◆ **Problem to solve**:
Output all the data exactly. Pictures do not belong in the copy.

◆ **Supplied data**:
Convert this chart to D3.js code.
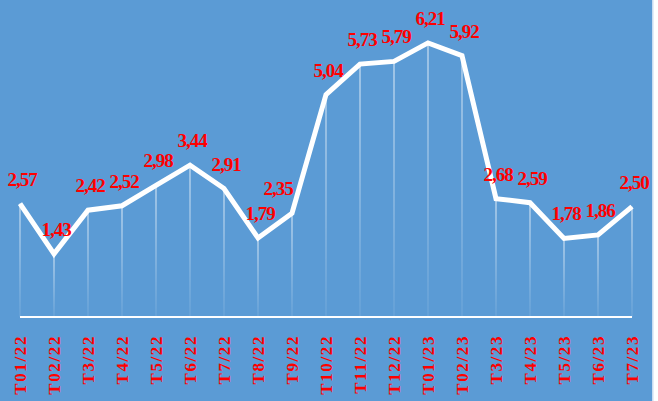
<!DOCTYPE html>
<html>
<head>
<meta charset="utf-8">
<script src="https://cdn.jsdelivr.net/npm/d3@7"></script>
<style>
  body { margin: 0; background: #fff; }
  svg { display: block; }
</style>
</head>
<body>
<div id="chart"></div>
<script>
// dữ liệu theo tháng
var months = ["T01/22", "T02/22", "T3/22", "T4/22", "T5/22", "T6/22", "T7/22", "T8/22", "T9/22",
              "T10/22", "T11/22", "T12/22", "T01/23", "T02/23", "T3/23", "T4/23", "T5/23", "T6/23", "T7/23"];
var values = [2.57, 1.43, 2.42, 2.52, 2.98, 3.44, 2.91, 1.79, 2.35,
              5.04, 5.73, 5.79, 6.21, 5.92, 2.68, 2.59, 1.78, 1.86, 2.50];

var width = 658, height = 401;
var red = "#FF0000";
var font = "'Liberation Serif', 'Times New Roman', serif";

var svg = d3.select("#chart").append("svg")
    .attr("width", width)
    .attr("height", height);

// nền xanh
svg.append("rect")
    .attr("x", 0).attr("y", 0)
    .attr("width", 652).attr("height", height)
    .attr("fill", "#5B9BD5");
svg.append("rect")
    .attr("x", 652).attr("y", 0)
    .attr("width", 1.5).attr("height", height)
    .attr("fill", "#C9DDF2");

var x = d3.scalePoint()
    .domain(months)
    .range([20, 632]);

var y = d3.scaleLinear()
    .domain([0, 7])
    .range([317, 8]);

var defs = svg.append("defs");
var grad = defs.append("linearGradient")
    .attr("id", "drop")
    .attr("x1", 0).attr("y1", 0).attr("x2", 0).attr("y2", 1);
grad.append("stop").attr("offset", "0%").attr("stop-color", "#fff").attr("stop-opacity", 0.7);
grad.append("stop").attr("offset", "100%").attr("stop-color", "#fff").attr("stop-opacity", 0.1);

// đường thả xuống trục
svg.selectAll(".drop")
    .data(values)
    .enter()
    .append("rect")
    .attr("class", "drop")
    .attr("x", (d, i) => x(months[i]) - 0.6)
    .attr("y", d => y(d))
    .attr("width", 1.2)
    .attr("height", d => y(0) - y(d))
    .attr("fill", "url(#drop)");

// trục ngang
svg.append("line")
    .attr("x1", x(months[0]))
    .attr("x2", x(months[months.length - 1]))
    .attr("y1", y(0))
    .attr("y2", y(0))
    .attr("stroke", "#fff")
    .attr("stroke-width", 2.2);

// đường chính
var line = d3.line()
    .x((d, i) => x(months[i]))
    .y(d => y(d));

svg.append("path")
    .datum(values)
    .attr("d", line)
    .attr("fill", "none")
    .attr("stroke", "#fff")
    .attr("stroke-width", 5)
    .attr("stroke-linejoin", "miter");

// nhãn giá trị (dịch sang trái nếu điểm sau tăng vọt)
svg.selectAll(".val")
    .data(values)
    .enter()
    .append("text")
    .attr("class", "val")
    .attr("x", function (d, i) {
        var shift = (i < values.length - 1 && values[i + 1] - d > 2) ? -14 : 2;
        return x(months[i]) + shift;
    })
    .attr("y", d => y(d) - 18)
    .attr("text-anchor", "middle")
    .style("font-family", font)
    .style("font-weight", "bold")
    .style("font-size", "19px")
    .style("letter-spacing", "-1px")
    .style("fill", red)
    .text(d => d.toFixed(2).replace(".", ","));

// nhãn tháng
svg.selectAll(".month")
    .data(months)
    .enter()
    .append("text")
    .attr("class", "month")
    .attr("transform", d => "translate(" + (x(d) + 6) + ",335) rotate(-90)")
    .attr("text-anchor", "end")
    .style("font-family", font)
    .style("font-weight", "bold")
    .style("font-size", "17px")
    .style("letter-spacing", "1.6px")
    .style("fill", red)
    .text(d => d);
</script>
</body>
</html>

◆ **Right answer**:
Convert this chart to D3.js code.
<!DOCTYPE html>
<html>
<head>
<meta charset="utf-8">
<script src="https://cdn.jsdelivr.net/npm/d3@7"></script>
<style>
  body { margin: 0; background: #fff; }
  svg { display: block; }
</style>
</head>
<body>
<div id="chart"></div>
<script>
// dữ liệu theo tháng
var months = ["T01/22", "T02/22", "T3/22", "T4/22", "T5/22", "T6/22", "T7/22", "T8/22", "T9/22",
              "T10/22", "T11/22", "T12/22", "T01/23", "T02/23", "T3/23", "T4/23", "T5/23", "T6/23", "T7/23"];
var values = [2.57, 1.43, 2.42, 2.52, 2.98, 3.44, 2.91, 1.79, 2.35,
              5.04, 5.73, 5.79, 6.21, 5.92, 2.68, 2.59, 1.78, 1.86, 2.50];

var width = 658, height = 401;
var red = "#FF0000";
var font = "'Liberation Serif', 'Times New Roman', serif";

var svg = d3.select("#chart").append("svg")
    .attr("width", width)
    .attr("height", height);

// nền xanh
svg.append("rect")
    .attr("x", 0).attr("y", 0)
    .attr("width", 652).attr("height", height)
    .attr("fill", "#5B9BD5");
svg.append("rect")
    .attr("x", 652).attr("y", 0)
    .attr("width", 1.5).attr("height", height)
    .attr("fill", "#C9DDF2");

var x = d3.scalePoint()
    .domain(months)
    .range([20, 632]);

var y = d3.scaleLinear()
    .domain([0, 7])
    .range([317, 8]);

var defs = svg.append("defs");
var grad = defs.append("linearGradient")
    .attr("id", "drop")
    .attr("x1", 0).attr("y1", 0).attr("x2", 0).attr("y2", 1);
grad.append("stop").attr("offset", "0%").attr("stop-color", "#fff").attr("stop-opacity", 0.7);
grad.append("stop").attr("offset", "100%").attr("stop-color", "#fff").attr("stop-opacity", 0.1);

// đường thả xuống trục
svg.selectAll(".drop")
    .data(values)
    .enter()
    .append("rect")
    .attr("class", "drop")
    .attr("x", (d, i) => x(months[i]) - 0.6)
    .attr("y", d => y(d))
    .attr("width", 1.2)
    .attr("height", d => y(0) - y(d))
    .attr("fill", "url(#drop)");

// trục ngang
svg.append("line")
    .attr("x1", x(months[0]))
    .attr("x2", x(months[months.length - 1]))
    .attr("y1", y(0))
    .attr("y2", y(0))
    .attr("stroke", "#fff")
    .attr("stroke-width", 2.2);

// đường chính
var line = d3.line()
    .x((d, i) => x(months[i]))
    .y(d => y(d));

svg.append("path")
    .datum(values)
    .attr("d", line)
    .attr("fill", "none")
    .attr("stroke", "#fff")
    .attr("stroke-width", 5)
    .attr("stroke-linejoin", "miter");

// nhãn giá trị (dịch sang trái nếu điểm sau tăng vọt)
svg.selectAll(".val")
    .data(values)
    .enter()
    .append("text")
    .attr("class", "val")
    .attr("x", function (d, i) {
        var shift = (i < values.length - 1 && values[i + 1] - d > 2) ? -14 : 2;
        return x(months[i]) + shift;
    })
    .attr("y", d => y(d) - 18)
    .attr("text-anchor", "middle")
    .style("font-family", font)
    .style("font-weight", "bold")
    .style("font-size", "19px")
    .style("letter-spacing", "-1px")
    .style("fill", red)
    .text(d => d.toFixed(2).replace(".", ","));

// nhãn tháng
svg.selectAll(".month")
    .data(months)
    .enter()
    .append("text")
    .attr("class", "month")
    .attr("transform", d => "translate(" + (x(d) + 6) + ",335) rotate(-90)")
    .attr("text-anchor", "end")
    .style("font-family", font)
    .style("font-weight", "bold")
    .style("font-size", "17px")
    .style("letter-spacing", "1.6px")
    .style("fill", red)
    .text(d => d);
</script>
</body>
</html>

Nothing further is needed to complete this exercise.